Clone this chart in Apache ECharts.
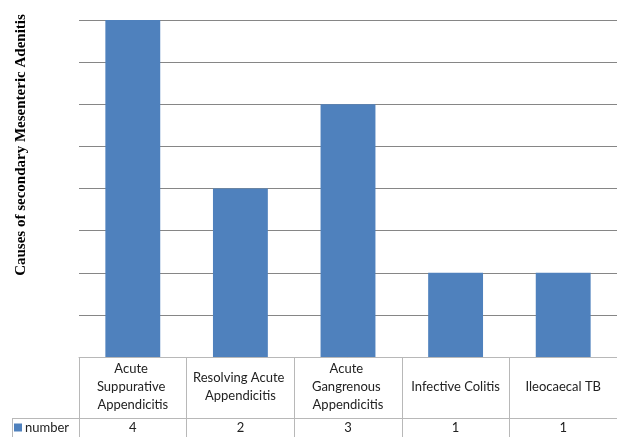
<!DOCTYPE html>
<html><head><meta charset="utf-8">
<script src="https://cdn.jsdelivr.net/npm/echarts@6/dist/echarts.min.js"></script>
<style>html,body{margin:0;padding:0;background:#fff}#c{width:617px;height:437px}</style>
</head><body><div id="c"></div>
<script>
var categories = ['Acute Suppurative Appendicitis', 'Resolving Acute Appendicitis', 'Acute Gangrenous Appendicitis', 'Infective Colitis', 'Ileocaecal TB'];
var values = [4, 2, 3, 1, 1];
var seriesName = 'number';
var yTitle = 'Causes of secondary Mesenteric Adenitis';

var chart = echarts.init(document.getElementById('c'), null, {renderer: 'canvas'});
var tableColor = '#b8b8b8';
var fontFam = 'Lato, "Open Sans", sans-serif';
chart.setOption({
  animation: false,
  grid: {left: 79, top: 20, width: 540, height: 337, containLabel: false},
  legend: {
    data: [seriesName], left: 14, top: 421, itemWidth: 8, itemHeight: 8, icon: 'rect', itemGap: 4, padding: 0,
    textStyle: {fontFamily: fontFam, fontSize: 13, color: '#222', padding: [0, 0, 0, -2]}
  },
  xAxis: [{
    type: 'category', data: categories, position: 'bottom',
    axisLine: {show: true, lineStyle: {color: tableColor, width: 1}},
    axisTick: {show: true, alignWithLabel: false, interval: 0, length: 80, lineStyle: {color: tableColor}},
    axisLabel: {interval: 0, margin: 30, verticalAlign: 'middle', lineHeight: 18, width: 100, overflow: 'break',
      fontFamily: fontFam, fontSize: 13, color: '#222', align: 'center'}
  }, {
    type: 'category', data: values.map(String), position: 'bottom', offset: 61,
    axisLine: {show: true, lineStyle: {color: tableColor, width: 1}},
    axisTick: {show: false},
    axisLabel: {interval: 0, margin: 10, verticalAlign: 'middle', fontFamily: fontFam, fontSize: 13, color: '#222'}
  }],
  yAxis: {
    type: 'value', min: 0, max: 4, interval: 0.5,
    axisLine: {show: false}, axisTick: {show: false}, axisLabel: {show: false},
    splitLine: {lineStyle: {color: '#868686', width: 1}}
  },
  series: [{
    name: seriesName, type: 'bar', data: values, xAxisIndex: 0, barWidth: '51%',
    itemStyle: {color: '#4F81BD'}
  }],
  graphic: [
    {type: 'line', shape: {x1: 12, y1: 418.5, x2: 79, y2: 418.5}, style: {stroke: tableColor, lineWidth: 1}},
    {type: 'line', shape: {x1: 12.5, y1: 418, x2: 12.5, y2: 437}, style: {stroke: tableColor, lineWidth: 1}},
    {type: 'text', x: 21, y: 145, rotation: Math.PI / 2,
      style: {text: yTitle, fontFamily: '"Liberation Serif", "Times New Roman", serif', fontWeight: 'bold', fontSize: 15,
        fill: '#000', textAlign: 'center', textVerticalAlign: 'middle'}}
  ]
});
</script></body></html>
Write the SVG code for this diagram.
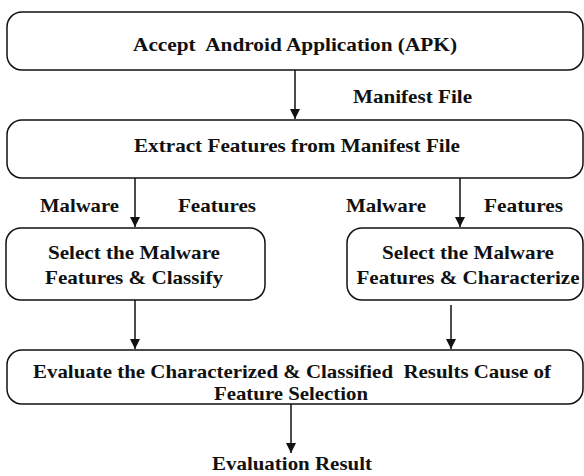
<svg xmlns="http://www.w3.org/2000/svg" width="584" height="476" viewBox="0 0 584 476">
  <style>
    .box { fill: #ffffff; stroke: #111111; stroke-width: 1.5; }
    .lbl { font-family: 'Liberation Serif', serif; font-weight: bold; font-size: 19px; fill: #111111; white-space: pre; }
    .mid { text-anchor: middle; }
    .edge { stroke: #111111; stroke-width: 1.5; fill: none; marker-end: url(#arrow); }
  </style>
  <defs>
    <marker id="arrow" viewBox="0 0 10 10" refX="10" refY="5" markerWidth="11" markerHeight="10" markerUnits="userSpaceOnUse" orient="auto">
      <path d="M0,0 L10,5 L0,10 z" fill="#111111"/>
    </marker>
  </defs>
  <rect width="584" height="476" fill="#ffffff"/>

  <g id="connectors">
    <line class="edge" x1="295" y1="70" x2="295" y2="119"/>
    <line class="edge" x1="135" y1="178" x2="135" y2="227"/>
    <line class="edge" x1="460" y1="178" x2="460" y2="227"/>
    <line class="edge" x1="135" y1="300" x2="135" y2="349"/>
    <line class="edge" x1="451" y1="305" x2="451" y2="349"/>
    <line class="edge" x1="291" y1="404" x2="291" y2="453"/>
    <text class="lbl" x="353" y="103" textLength="119" lengthAdjust="spacingAndGlyphs">Manifest File</text>
    <text class="lbl" x="40" y="212" textLength="79" lengthAdjust="spacingAndGlyphs">Malware</text>
    <text class="lbl" x="178" y="212" textLength="78" lengthAdjust="spacingAndGlyphs">Features</text>
    <text class="lbl" x="346" y="212" textLength="80" lengthAdjust="spacingAndGlyphs">Malware</text>
    <text class="lbl" x="484" y="212" textLength="79" lengthAdjust="spacingAndGlyphs">Features</text>
    <text class="lbl mid" x="292" y="470" textLength="160" lengthAdjust="spacingAndGlyphs">Evaluation Result</text>
  </g>

  <g id="accept-apk">
    <rect class="box" x="7" y="12" width="576" height="58" rx="15"/>
    <text class="lbl mid" x="295" y="51" textLength="324" lengthAdjust="spacingAndGlyphs">Accept  Android Application (APK)</text>
  </g>

  <g id="extract-features">
    <rect class="box" x="7" y="120" width="576" height="58" rx="15"/>
    <text class="lbl mid" x="297" y="152" textLength="326" lengthAdjust="spacingAndGlyphs">Extract Features from Manifest File</text>
  </g>

  <g id="select-classify">
    <rect class="box" x="6" y="228" width="259" height="72" rx="15"/>
    <text class="lbl mid" x="134" y="259" textLength="172" lengthAdjust="spacingAndGlyphs">Select the Malware</text>
    <text class="lbl mid" x="134" y="284" textLength="178" lengthAdjust="spacingAndGlyphs">Features &amp; Classify</text>
  </g>

  <g id="select-characterize">
    <rect class="box" x="347" y="228" width="236" height="72" rx="15"/>
    <text class="lbl mid" x="468" y="259" textLength="172" lengthAdjust="spacingAndGlyphs">Select the Malware</text>
    <text class="lbl mid" x="468" y="284" textLength="223" lengthAdjust="spacingAndGlyphs">Features &amp; Characterize</text>
  </g>

  <g id="evaluate">
    <rect class="box" x="7" y="350" width="576" height="54" rx="15"/>
    <text class="lbl mid" x="292" y="378" textLength="518" lengthAdjust="spacingAndGlyphs">Evaluate the Characterized &amp; Classified  Results Cause of</text>
    <text class="lbl mid" x="291" y="400" textLength="154" lengthAdjust="spacingAndGlyphs">Feature Selection</text>
  </g>
</svg>
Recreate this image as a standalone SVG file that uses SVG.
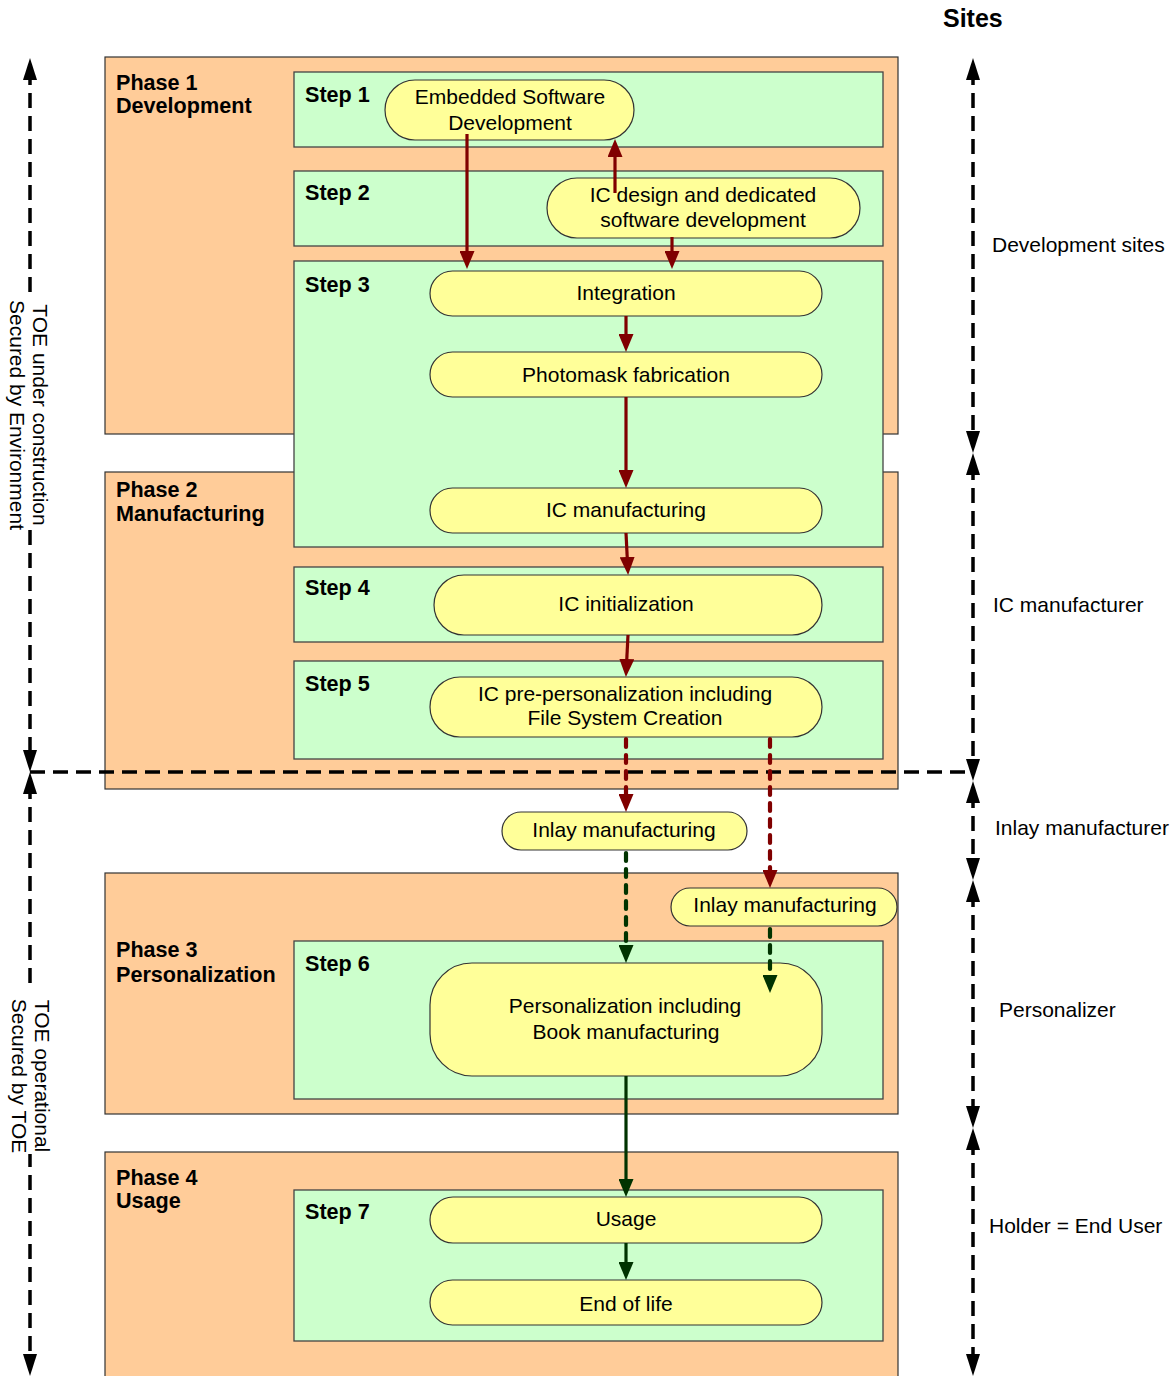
<svg xmlns="http://www.w3.org/2000/svg" width="1174" height="1376" viewBox="0 0 1174 1376">
<style>
text{font-family:"Liberation Sans",Arial,sans-serif;font-size:21px;fill:#000}
.b{font-weight:bold;font-size:21.6px}
.c{text-anchor:middle}
.phase{fill:#FFCC99;stroke:#333;stroke-width:1.2}
.step{fill:#CCFFCC;stroke:#444;stroke-width:1.3}
.node{fill:#FFFF99;stroke:#333;stroke-width:1.2}
.blk{fill:none;stroke:#000;stroke-width:3.5;stroke-dasharray:15 8}
.red{fill:none;stroke:#800000;stroke-width:3.2}
.grn{fill:none;stroke:#003300;stroke-width:3.2}
.dash{stroke-dasharray:8 8;stroke-width:4.2;stroke-linecap:round}
</style>
<defs>
<marker id="ab" markerUnits="userSpaceOnUse" viewBox="0 0 22 14" refX="10" refY="7" markerWidth="22" markerHeight="14" orient="auto-start-reverse"><path d="M0,0 L22,7 L0,14 z" fill="#000"/></marker>
<marker id="ar" markerUnits="userSpaceOnUse" viewBox="0 0 18 15" refX="8" refY="7.5" markerWidth="18" markerHeight="15" orient="auto"><path d="M0,0 L18,7.5 L0,15 z" fill="#800000"/></marker>
<marker id="ag" markerUnits="userSpaceOnUse" viewBox="0 0 18 15" refX="8" refY="7.5" markerWidth="18" markerHeight="15" orient="auto"><path d="M0,0 L18,7.5 L0,15 z" fill="#003300"/></marker>
</defs>
<rect width="1174" height="1376" fill="#fff"/>

<g id="phase1"><rect class="phase" x="105" y="57" width="793" height="377"/><text class="b" x="116" y="90">Phase 1</text><text class="b" x="116" y="113">Development</text></g>
<g id="phase2"><rect class="phase" x="105" y="472" width="793" height="317"/><text class="b" x="116" y="497">Phase 2</text><text class="b" x="116" y="521">Manufacturing</text></g>
<g id="phase3"><rect class="phase" x="105" y="873" width="793" height="241"/><text class="b" x="116" y="957">Phase 3</text><text class="b" x="116" y="982">Personalization</text></g>
<g id="phase4"><rect class="phase" x="105" y="1152" width="793" height="240"/><text class="b" x="116" y="1185">Phase 4</text><text class="b" x="116" y="1208">Usage</text></g>

<g id="step1"><rect class="step" x="294" y="72" width="589" height="75"/><text class="b" x="305" y="102">Step 1</text></g>
<g id="step2"><rect class="step" x="294" y="171" width="589" height="75"/><text class="b" x="305" y="200">Step 2</text></g>
<g id="step3"><rect class="step" x="294" y="261" width="589" height="286"/><text class="b" x="305" y="292">Step 3</text></g>
<g id="step4"><rect class="step" x="294" y="567" width="589" height="75"/><text class="b" x="305" y="595">Step 4</text></g>
<g id="step5"><rect class="step" x="294" y="661" width="589" height="98"/><text class="b" x="305" y="691">Step 5</text></g>
<g id="step6"><rect class="step" x="294" y="941" width="589" height="158"/><text class="b" x="305" y="971">Step 6</text></g>
<g id="step7"><rect class="step" x="294" y="1190" width="589" height="151"/><text class="b" x="305" y="1219">Step 7</text></g>

<g id="n-esd"><rect class="node" x="385" y="80" width="249" height="60" rx="30"/><text class="c" x="510" y="104">Embedded Software</text><text class="c" x="510" y="130">Development</text></g>
<g id="n-icdesign"><rect class="node" x="547" y="178" width="313" height="60" rx="30"/><text class="c" x="703" y="202">IC design and dedicated</text><text class="c" x="703" y="227">software development</text></g>
<g id="n-integration"><rect class="node" x="430" y="271" width="392" height="45" rx="22.5"/><text class="c" x="626" y="300">Integration</text></g>
<g id="n-photomask"><rect class="node" x="430" y="352" width="392" height="45" rx="22.5"/><text class="c" x="626" y="382">Photomask fabrication</text></g>
<g id="n-icmanuf"><rect class="node" x="430" y="488" width="392" height="45" rx="22.5"/><text class="c" x="626" y="517">IC manufacturing</text></g>
<g id="n-icinit"><rect class="node" x="434" y="575" width="388" height="60" rx="30"/><text class="c" x="626" y="611">IC initialization</text></g>
<g id="n-icprepers"><rect class="node" x="430" y="677" width="392" height="60" rx="30"/><text class="c" x="625" y="701">IC pre-personalization including</text><text class="c" x="625" y="725">File System Creation</text></g>
<g id="n-inlay1"><rect class="node" x="502" y="812" width="245" height="38" rx="19"/><text class="c" x="624" y="837">Inlay manufacturing</text></g>
<g id="n-inlay2"><rect class="node" x="671" y="888" width="226" height="38" rx="19"/><text class="c" x="785" y="912">Inlay manufacturing</text></g>
<g id="n-perso"><rect class="node" x="430" y="963" width="392" height="113" rx="42"/><text class="c" x="625" y="1013">Personalization including</text><text class="c" x="626" y="1039">Book manufacturing</text></g>
<g id="n-usage"><rect class="node" x="430" y="1197" width="392" height="46" rx="23"/><text class="c" x="626" y="1226">Usage</text></g>
<g id="n-eol"><rect class="node" x="430" y="1280" width="392" height="45" rx="22.5"/><text class="c" x="626" y="1311">End of life</text></g>

<g id="sites">
<text class="b" x="943" y="27" style="font-size:25px">Sites</text>
<text x="992" y="252">Development sites</text>
<text x="993" y="612">IC manufacturer</text>
<text x="995" y="835">Inlay manufacturer</text>
<text x="999" y="1017">Personalizer</text>
<text x="989" y="1233">Holder = End User</text>
</g>

<g id="connectors">
<line class="blk" x1="30" y1="772" x2="973" y2="772"/>
<line class="blk" x1="30" y1="70" x2="30" y2="760" marker-start="url(#ab)" marker-end="url(#ab)"/>
<line class="blk" x1="30" y1="784" x2="30" y2="1364" marker-start="url(#ab)" marker-end="url(#ab)"/>
<line class="blk" x1="973" y1="70" x2="973" y2="441" marker-start="url(#ab)" marker-end="url(#ab)"/>
<line class="blk" x1="973" y1="465" x2="973" y2="769" marker-start="url(#ab)" marker-end="url(#ab)"/>
<line class="blk" x1="973" y1="793" x2="973" y2="868" marker-start="url(#ab)" marker-end="url(#ab)"/>
<line class="blk" x1="973" y1="892" x2="973" y2="1116" marker-start="url(#ab)" marker-end="url(#ab)"/>
<line class="blk" x1="973" y1="1140" x2="973" y2="1364" marker-start="url(#ab)" marker-end="url(#ab)"/>

<line class="red" x1="467" y1="134" x2="467" y2="259" marker-end="url(#ar)"/>
<line class="red" x1="615" y1="193" x2="615" y2="149" marker-end="url(#ar)"/>
<line class="red" x1="672" y1="237" x2="672" y2="259" marker-end="url(#ar)"/>
<line class="red" x1="626" y1="316" x2="626" y2="342" marker-end="url(#ar)"/>
<line class="red" x1="626" y1="397" x2="626" y2="478" marker-end="url(#ar)"/>
<line class="red" x1="626" y1="533" x2="627.6" y2="565" marker-end="url(#ar)"/>
<line class="red" x1="628" y1="635" x2="626.4" y2="667" marker-end="url(#ar)"/>
<line class="red dash" x1="626" y1="739" x2="626" y2="802" marker-end="url(#ar)"/>
<line class="red dash" x1="770" y1="739" x2="770" y2="878" marker-end="url(#ar)"/>
<line class="grn dash" x1="626" y1="853" x2="626" y2="953" marker-end="url(#ag)"/>
<line class="grn dash" x1="770" y1="929" x2="770" y2="983" marker-end="url(#ag)"/>
<line class="grn" x1="626" y1="1076" x2="626" y2="1187" marker-end="url(#ag)"/>
<line class="grn" x1="626" y1="1243" x2="626" y2="1270" marker-end="url(#ag)"/>
</g>

<g id="label-left-top">
<rect x="22" y="292" width="16" height="232" fill="#fff"/>
<g transform="translate(33,415) rotate(90)"><text class="c" x="0" y="0">TOE under construction</text><text class="c" x="0" y="23">Secured by Environment</text></g>
</g>
<g id="label-left-bottom">
<rect x="22" y="985" width="16" height="169" fill="#fff"/>
<g transform="translate(35,1076) rotate(90)"><text class="c" x="0" y="0">TOE operational</text><text class="c" x="0" y="23">Secured by TOE</text></g>
</g>
</svg>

-------

* [Challenge] Print, exactly as written, the lines above from the first one to the one containing "var yTitle = 'Causes". Leave out pictures.

* [Exercise result]
Clone this chart in Apache ECharts.
<!DOCTYPE html>
<html><head><meta charset="utf-8">
<script src="https://cdn.jsdelivr.net/npm/echarts@6/dist/echarts.min.js"></script>
<style>html,body{margin:0;padding:0;background:#fff}#c{width:617px;height:437px}</style>
</head><body><div id="c"></div>
<script>
var categories = ['Acute Suppurative Appendicitis', 'Resolving Acute Appendicitis', 'Acute Gangrenous Appendicitis', 'Infective Colitis', 'Ileocaecal TB'];
var values = [4, 2, 3, 1, 1];
var seriesName = 'number';
var yTitle = 'Causes of secondary Mesenteric Adenitis';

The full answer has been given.